In the title poem, the narrator describes a "blue room" with a "parquet floor" that is the locus of personal horror, where, "After they pull me apart, they slide/ ligatures through my skin, sew me up with raffia" and, finally, "Epoxy sets what should/ be expunged. Knuckles only stop at bone."
"Chew and Choke" is even more unsettling, with lines like "Fry goat hearts in your own oils/ without using a splash guard" and "Ears full of blood/ you gum seal skins".
At their tightest, as above, the images are horrific yet compelling, but the poem ends on a welcome wry note, "Short jabs are best/ for softening tough meat".
Martin is bold with form as well as language. In "Kindly Wait for the Walls to Part Before Entering," she employs double colons to create the very effect the title suggests, a brilliant technique. Two later poems employing the same technique fall a bit flat, however, lacking the same context, but her tabular poems are more successful in negotiating form and function.
Two mythological allusions run as threads through the poems, the stories of Persephone with Hades and of Helen's abduction by Theseus, a lesser-known story than her abduction by Paris.
In the second part of "Two Seeds," "Persephone's Defense," Guthrie is understated when imagining Persephone's voice:
This is what he offered me, a single foreign fruit. I picked the insides clean, took all day to eat three seeds. Then his voice was sweeter. Then my body, a carrier of life. What we want is the unfamiliar, a story that bears repeating. What we don't know we can almost taste.
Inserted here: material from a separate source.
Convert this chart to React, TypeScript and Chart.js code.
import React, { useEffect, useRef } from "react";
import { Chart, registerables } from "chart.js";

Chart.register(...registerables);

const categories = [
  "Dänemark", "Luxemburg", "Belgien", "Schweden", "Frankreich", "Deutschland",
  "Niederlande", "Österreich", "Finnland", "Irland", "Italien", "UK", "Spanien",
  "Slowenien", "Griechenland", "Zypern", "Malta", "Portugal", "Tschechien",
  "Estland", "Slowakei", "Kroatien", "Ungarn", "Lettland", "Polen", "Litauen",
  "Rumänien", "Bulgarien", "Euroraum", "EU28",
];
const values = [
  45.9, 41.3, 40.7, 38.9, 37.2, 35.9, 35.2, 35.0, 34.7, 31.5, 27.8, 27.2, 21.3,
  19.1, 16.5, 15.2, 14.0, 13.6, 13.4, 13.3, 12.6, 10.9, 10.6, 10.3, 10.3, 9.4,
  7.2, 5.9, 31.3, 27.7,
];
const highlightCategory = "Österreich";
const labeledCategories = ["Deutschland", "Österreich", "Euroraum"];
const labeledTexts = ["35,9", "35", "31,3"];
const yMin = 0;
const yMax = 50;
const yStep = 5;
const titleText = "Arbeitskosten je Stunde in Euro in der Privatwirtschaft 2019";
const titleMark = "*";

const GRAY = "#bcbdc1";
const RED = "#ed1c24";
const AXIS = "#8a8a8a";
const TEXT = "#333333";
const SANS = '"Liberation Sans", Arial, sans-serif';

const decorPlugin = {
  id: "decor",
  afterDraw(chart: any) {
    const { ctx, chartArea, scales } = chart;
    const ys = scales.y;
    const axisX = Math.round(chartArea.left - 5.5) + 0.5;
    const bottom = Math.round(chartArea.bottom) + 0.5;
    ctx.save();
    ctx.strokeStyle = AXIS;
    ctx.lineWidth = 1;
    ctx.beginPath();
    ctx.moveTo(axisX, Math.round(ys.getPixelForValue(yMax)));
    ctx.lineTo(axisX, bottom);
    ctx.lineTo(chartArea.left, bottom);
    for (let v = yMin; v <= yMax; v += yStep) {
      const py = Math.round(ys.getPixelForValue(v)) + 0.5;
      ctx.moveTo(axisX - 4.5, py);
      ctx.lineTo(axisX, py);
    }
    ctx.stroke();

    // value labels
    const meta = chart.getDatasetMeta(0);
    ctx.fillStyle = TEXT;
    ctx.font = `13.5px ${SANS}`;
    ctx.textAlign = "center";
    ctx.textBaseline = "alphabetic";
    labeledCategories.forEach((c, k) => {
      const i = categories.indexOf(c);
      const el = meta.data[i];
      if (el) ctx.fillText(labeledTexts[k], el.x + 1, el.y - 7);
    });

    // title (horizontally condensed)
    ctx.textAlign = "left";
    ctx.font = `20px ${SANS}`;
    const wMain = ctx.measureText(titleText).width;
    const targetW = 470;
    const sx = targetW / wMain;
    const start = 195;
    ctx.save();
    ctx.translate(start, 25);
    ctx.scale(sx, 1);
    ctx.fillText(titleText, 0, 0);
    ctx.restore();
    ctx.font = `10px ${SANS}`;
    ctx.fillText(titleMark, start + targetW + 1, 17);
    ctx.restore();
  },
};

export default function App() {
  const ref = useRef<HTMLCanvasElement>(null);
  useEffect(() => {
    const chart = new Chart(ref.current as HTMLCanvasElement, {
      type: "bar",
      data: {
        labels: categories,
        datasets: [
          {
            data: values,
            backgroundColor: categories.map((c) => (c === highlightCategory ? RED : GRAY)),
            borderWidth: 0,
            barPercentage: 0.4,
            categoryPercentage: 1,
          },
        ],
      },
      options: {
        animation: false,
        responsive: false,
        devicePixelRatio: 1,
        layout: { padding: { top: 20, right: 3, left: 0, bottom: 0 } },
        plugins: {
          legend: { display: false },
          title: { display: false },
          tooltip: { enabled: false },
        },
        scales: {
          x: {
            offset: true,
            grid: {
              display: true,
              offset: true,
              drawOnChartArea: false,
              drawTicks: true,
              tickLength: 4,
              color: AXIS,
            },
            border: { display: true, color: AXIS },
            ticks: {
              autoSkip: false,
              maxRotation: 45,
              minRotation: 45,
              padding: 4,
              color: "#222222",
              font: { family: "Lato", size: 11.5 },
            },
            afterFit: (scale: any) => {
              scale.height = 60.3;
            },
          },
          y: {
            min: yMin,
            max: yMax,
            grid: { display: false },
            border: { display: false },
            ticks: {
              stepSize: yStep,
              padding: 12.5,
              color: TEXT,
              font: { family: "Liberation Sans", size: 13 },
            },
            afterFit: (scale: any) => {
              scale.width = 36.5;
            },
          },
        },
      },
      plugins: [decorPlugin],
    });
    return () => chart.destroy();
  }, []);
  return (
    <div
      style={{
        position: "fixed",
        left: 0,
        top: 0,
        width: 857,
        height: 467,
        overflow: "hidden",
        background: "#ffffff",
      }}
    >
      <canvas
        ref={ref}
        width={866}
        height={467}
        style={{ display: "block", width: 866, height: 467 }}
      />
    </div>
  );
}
Tell me you could have turned it down.
The same tone is used to describe more real-world events in the pitch-perfect "Excision" and the chapbook's final poem, "Molting Frequency," the stand-out poem for me, which begins with a simple conceit beautifully rendered, "I divide my thoughts about you/ into smaller units until there is only word,/ then syllable, then vowel sounds./ Vowel sounds curl from your mouth/ like a sheet of paper held into the wind./ The wind carries gulls like kites/ their bodies indistinguishable from air." and ends in the same way, "With me, you are a layer of beach glass./ Beach glass is taken by the water, returned./ As you are taken, as I return./ I return from the beach smelling/ like kelp but not like you."
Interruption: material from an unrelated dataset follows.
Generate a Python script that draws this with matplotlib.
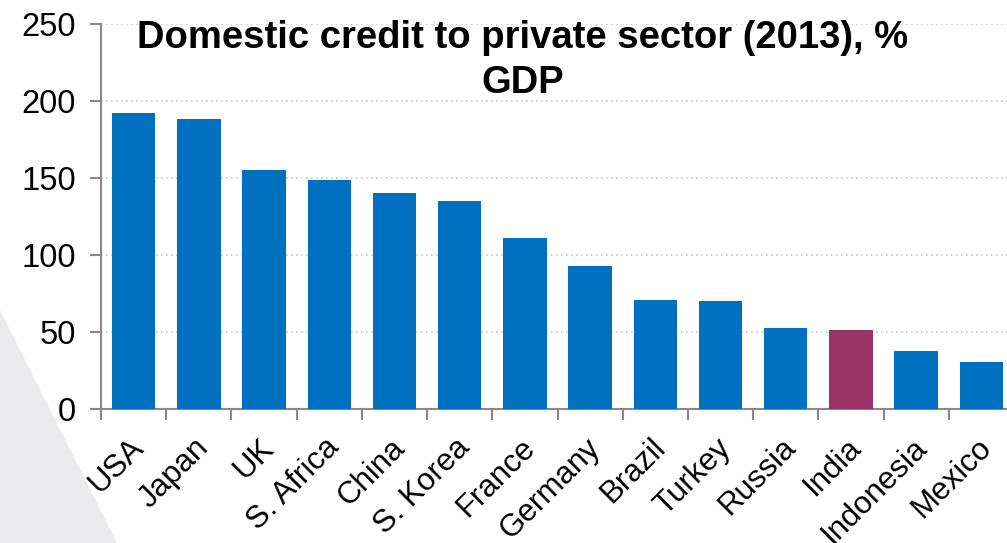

After that poem, the first word that comes to mind to describe this poet is "versatile," and it will be interesting to see what she tries next.
Dana Guthrie Martin was a finalist for Best of the Net 2008 and was nominated for Best New Poets 2009. Her work has appeared or is forthcoming in numerous journals, including Blood Orange Review, Boxcar Poetry Review, Coconut Poetry, Failbetter, Fence, Juked, Knockout Literary Magazine, and Weave Magazine. She writes at mygorgeoussomewhere.org and is the founder of readwritepoem.org.